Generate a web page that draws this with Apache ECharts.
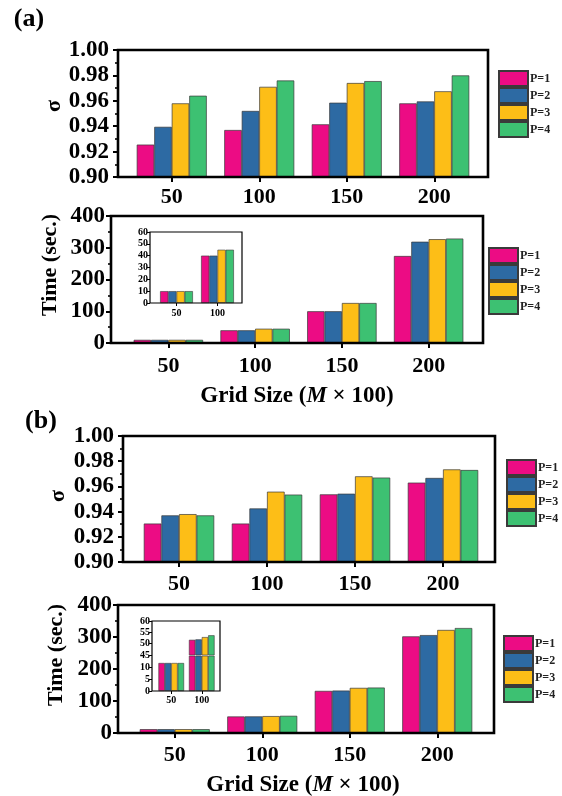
<!DOCTYPE html>
<html><head><meta charset="utf-8">
<script src="https://cdn.jsdelivr.net/npm/echarts@6/dist/echarts.min.js"></script>
<style>html,body{margin:0;padding:0;background:#fff}#c{width:562px;height:796px}</style>
</head><body><div id="c"></div>
<script>
// ---------------- data ----------------
const categories = ['50', '100', '150', '200'];
const seriesNames = ['P=1', 'P=2', 'P=3', 'P=4'];
const sigmaTickLabelDigits = 2;
// rows = P=1..P=4, columns = categories
const sigmaA = [
  [0.9255, 0.937, 0.9415, 0.958],
  [0.9395, 0.952, 0.9585, 0.9595],
  [0.958, 0.971, 0.974, 0.9675],
  [0.964, 0.976, 0.9755, 0.980]
];
const timeA = [
  [10, 40, 100, 274],
  [10, 40, 100, 319],
  [10, 45, 126, 327],
  [10, 45, 126, 329]
];
const sigmaB = [
  [0.9305, 0.9305, 0.9537, 0.963],
  [0.937, 0.9425, 0.9542, 0.9667],
  [0.938, 0.9558, 0.968, 0.9735],
  [0.937, 0.9535, 0.967, 0.973]
];
const timeB = [
  [12, 51.7, 131.6, 302],
  [12, 51.9, 132.6, 306],
  [12, 52.9, 141, 322],
  [12, 53.7, 142, 328]
];
const insetCategoryCount = 2;

// ---------------- styling / layout ----------------
const colors = ['#EC0C84', '#2D6AA3', '#FDBE17', '#3DC172'];
const FONT = '"Liberation Serif", "Times New Roman", serif';
const grids = [], xAxes = [], yAxes = [], series = [], graphics = [], legends = [];

function frame(L, T, R, B, w) {
  graphics.push({type: 'rect', z: 100, silent: true,
    shape: {x: L, y: T, width: R - L, height: B - T},
    style: {fill: 'none', stroke: '#000', lineWidth: w}});
}
function addPanel(p) {
  const gi = grids.length;
  grids.push({left: p.gl, top: p.gt, width: p.gw, height: p.gh, containLabel: false});
  xAxes.push({type: 'category', gridIndex: gi, data: p.cats,
    axisLine: {show: false},
    axisTick: {show: p.showX !== false, alignWithLabel: true, length: p.xtl, lineStyle: {color: '#000', width: p.tw}},
    axisLabel: {show: p.showX !== false, margin: p.xm, fontFamily: FONT, fontWeight: 'bold', fontSize: p.xfs, color: '#000'},
    splitLine: {show: false}});
  yAxes.push({type: 'value', gridIndex: gi, min: p.min, max: p.max, interval: p.interval, offset: p.off,
    axisLine: {show: false},
    axisTick: {show: true, length: p.ytl, lineStyle: {color: '#000', width: p.tw}},
    minorTick: {show: !!p.minor, splitNumber: 2, length: p.ytl * 0.6, lineStyle: {color: '#000', width: p.tw * 0.8}},
    splitLine: {show: false}, minorSplitLine: {show: false},
    axisLabel: {margin: p.ym, fontFamily: FONT, fontWeight: 'bold', fontSize: p.yfs, color: '#000',
      formatter: p.fmt, showMaxLabel: p.showMax !== false, showMinLabel: true}});
  p.data.forEach((vals, i) => series.push({type: 'bar', name: seriesNames[i], xAxisIndex: gi, yAxisIndex: gi,
    data: vals, barGap: '0%', barCategoryGap: p.gap, clip: true, silent: true,
    itemStyle: {color: colors[i], borderColor: '#3a3a3a', borderWidth: p.bw}}));
}
function legendAt(left, top) {
  legends.push({orient: 'vertical', left: left, top: top, itemWidth: 29, itemHeight: 15, itemGap: 0,
    padding: 0, icon: 'rect', selectedMode: false, data: seriesNames,
    textStyle: {fontFamily: FONT, fontWeight: 'bold', fontSize: 12, color: '#222', padding: [0, 0, 0, -3]}});
}
function label(text, x, y, size, rot) {
  graphics.push({type: 'text', x: x, y: y, rotation: rot || 0, silent: true, z: 100,
    style: {text: text, textAlign: 'center', textVerticalAlign: 'middle', fill: '#000',
      font: 'bold ' + size + 'px ' + FONT}});
}
const sigFmt = v => v.toFixed(sigmaTickLabelDigits);
const main = {xtl: 5, ytl: 5, tw: 2, xfs: 22, yfs: 23, gap: '20%', bw: 0.7, minor: true, cats: categories};

// (a) sigma
addPanel(Object.assign({}, main, {gl: 128, gt: 50, gw: 350, gh: 127, off: 10, ym: 9, xm: 9,
  min: 0.9, max: 1.0, interval: 0.02, fmt: sigFmt, data: sigmaA}));
frame(118, 50, 488, 177, 2.6);
legendAt(498, 70);
// (a) time
addPanel(Object.assign({}, main, {gl: 125, gt: 216, gw: 347, gh: 127, off: 14, ym: 6, xm: 12,
  min: 0, max: 400, interval: 100, data: timeA}));
frame(111, 216, 483, 343, 2.6);
legendAt(488, 247);
// (a) inset
const insetBase = {xtl: 3, ytl: 3, tw: 1, xfs: 10, yfs: 10, gap: '20%', bw: 0.6, minor: false,
  cats: categories.slice(0, insetCategoryCount)};
addPanel(Object.assign({}, insetBase, {gl: 156, gt: 232, gw: 82, gh: 71, off: 6, ym: 2, xm: 5,
  min: 0, max: 60, interval: 10, data: timeA.map(r => r.slice(0, insetCategoryCount))}));
frame(150, 232, 242, 303, 1.2);

// (b) sigma
addPanel(Object.assign({}, main, {gl: 135, gt: 436, gw: 352, gh: 126, off: 12, ym: 9, xm: 11,
  min: 0.9, max: 1.0, interval: 0.02, fmt: sigFmt, data: sigmaB}));
frame(123, 436, 495, 562, 2.6);
legendAt(506, 459);
// (b) time
addPanel(Object.assign({}, main, {gl: 131, gt: 605, gw: 350, gh: 128, off: 13, ym: 6, xm: 11,
  min: 0, max: 400, interval: 100, data: timeB}));
frame(118, 605, 494, 733, 2.6);
legendAt(503, 635);
// (b) inset with broken axis: upper segment 45-60, lower segment 0-15
const insetB = timeB.map(r => r.slice(0, insetCategoryCount));
addPanel(Object.assign({}, insetBase, {gl: 156, gt: 621, gw: 61, gh: 34, off: 4, ym: 2, xm: 4, gap: '16%',
  showX: false, min: 45, max: 60, interval: 5, data: insetB}));
addPanel(Object.assign({}, insetBase, {gl: 156, gt: 656, gw: 61, gh: 35, off: 4, ym: 2, xm: 4, gap: '16%',
  min: 0, max: 15, interval: 5, showMax: false, data: insetB}));
frame(152, 621, 220, 691, 1.2);

// titles
label('(a)', 29, 19, 26, 0);
label('(b)', 41, 421, 26, 0);
label('σ', 54, 106, 22, Math.PI / 2);
label('σ', 58, 496, 22, Math.PI / 2);
label('Time (sec.)', 50, 265, 22, Math.PI / 2);
label('Time (sec.)', 56, 655, 22, Math.PI / 2);
function gridSize(x, y) {
  graphics.push({type: 'text', x: x, y: y, silent: true, z: 100,
    style: {text: '{n|Grid Size (}{m|M}{n| × 100)}', textAlign: 'center', textVerticalAlign: 'middle',
      rich: {n: {font: 'bold 23px ' + FONT, fill: '#000'}, m: {font: 'italic bold 23px ' + FONT, fill: '#000'}}}});
}
gridSize(297, 396);
gridSize(303, 785);

const chart = echarts.init(document.getElementById('c'), null, {renderer: 'canvas'});
chart.setOption({
  animation: false,
  backgroundColor: '#fff',
  grid: grids, xAxis: xAxes, yAxis: yAxes, series: series,
  legend: legends, graphic: graphics
});
</script></body></html>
-----
The task.
Everything from the first line to the line with "const grids = [], xAxes" must be repeated exactly, and nothing else. Leave the pictures out.

Answer for this exercise.
Generate a web page that draws this with Apache ECharts.
<!DOCTYPE html>
<html><head><meta charset="utf-8">
<script src="https://cdn.jsdelivr.net/npm/echarts@6/dist/echarts.min.js"></script>
<style>html,body{margin:0;padding:0;background:#fff}#c{width:562px;height:796px}</style>
</head><body><div id="c"></div>
<script>
// ---------------- data ----------------
const categories = ['50', '100', '150', '200'];
const seriesNames = ['P=1', 'P=2', 'P=3', 'P=4'];
const sigmaTickLabelDigits = 2;
// rows = P=1..P=4, columns = categories
const sigmaA = [
  [0.9255, 0.937, 0.9415, 0.958],
  [0.9395, 0.952, 0.9585, 0.9595],
  [0.958, 0.971, 0.974, 0.9675],
  [0.964, 0.976, 0.9755, 0.980]
];
const timeA = [
  [10, 40, 100, 274],
  [10, 40, 100, 319],
  [10, 45, 126, 327],
  [10, 45, 126, 329]
];
const sigmaB = [
  [0.9305, 0.9305, 0.9537, 0.963],
  [0.937, 0.9425, 0.9542, 0.9667],
  [0.938, 0.9558, 0.968, 0.9735],
  [0.937, 0.9535, 0.967, 0.973]
];
const timeB = [
  [12, 51.7, 131.6, 302],
  [12, 51.9, 132.6, 306],
  [12, 52.9, 141, 322],
  [12, 53.7, 142, 328]
];
const insetCategoryCount = 2;

// ---------------- styling / layout ----------------
const colors = ['#EC0C84', '#2D6AA3', '#FDBE17', '#3DC172'];
const FONT = '"Liberation Serif", "Times New Roman", serif';
const grids = [], xAxes = [], yAxes = [], series = [], graphics = [], legends = [];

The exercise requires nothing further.